Дней за десять до того, как меня познакомили с четой Бейз, с Клер и Эдвардом, и мы стали общаться, я возвращался из Лондона последним ночным поездом, отправлявшимся из Паддингтона около двенадцати. Этот поезд выручал меня по пятницам и субботам, когда я возвращался из Лондона: в столице мне негде было ночевать, кроме гостиницы, а гостиницу я мог себе позволить лишь изредка. Обычно я предпочитал уезжать домой и, если понадобится, наутро снова отправляться в столицу – прямым поездом меньше часа, – когда там требовалось мое присутствие. Последний поезд Лондон – Оксфорд не был, однако же, прямым. Неудобство это возмещалось тем, что я мог провести лишний час в обществе моих друзей Гильермо и Мириам, супружеской четы, жившей в Саут-Кенсингтоне; беседы в их гостеприимном доме были завершающим этапом моих странствий по Лондону. Но чтобы таким образом добраться до Оксфорда, мне приходилось делать пересадку в Дидкоте, поселке, где единственным знакомым мне местом была унылая станция, да и ту я всегда видел после наступления сумерек.
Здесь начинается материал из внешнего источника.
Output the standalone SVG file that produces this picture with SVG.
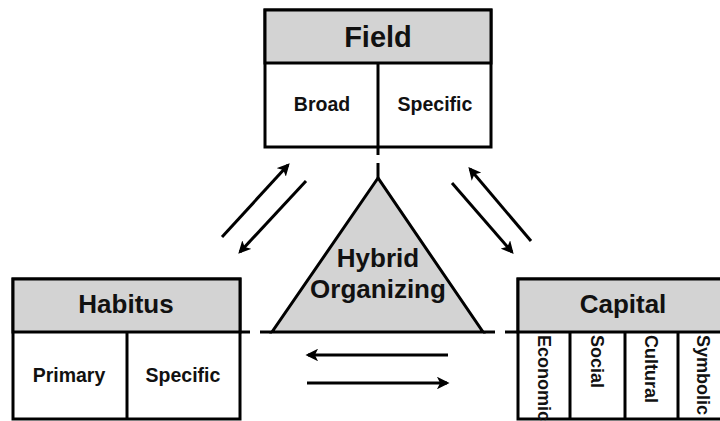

Иногда второго поезда, того, который доставлял нас в Оксфорд с непостижимой мешкотностью, еще не было на путях, когда на перроне появлялись шесть-семь пассажиров из Лондона (видимо, с точки зрения «Бритиш рейл»[10]мы, пассажиры двенадцатичасового поезда, были сплошь нераскаянные полуночники, а потому вполне могли улечься спать и попозже), и тогда приходилось ждать «подкидыша» на безлюдной и безмолвной станции; насколько удавалось разглядеть ее очертания в темноте, она, казалось, существовала отдельно от населенного пункта, к которому относилась, и была со всех сторон окружена полями, словно ложный полустанок.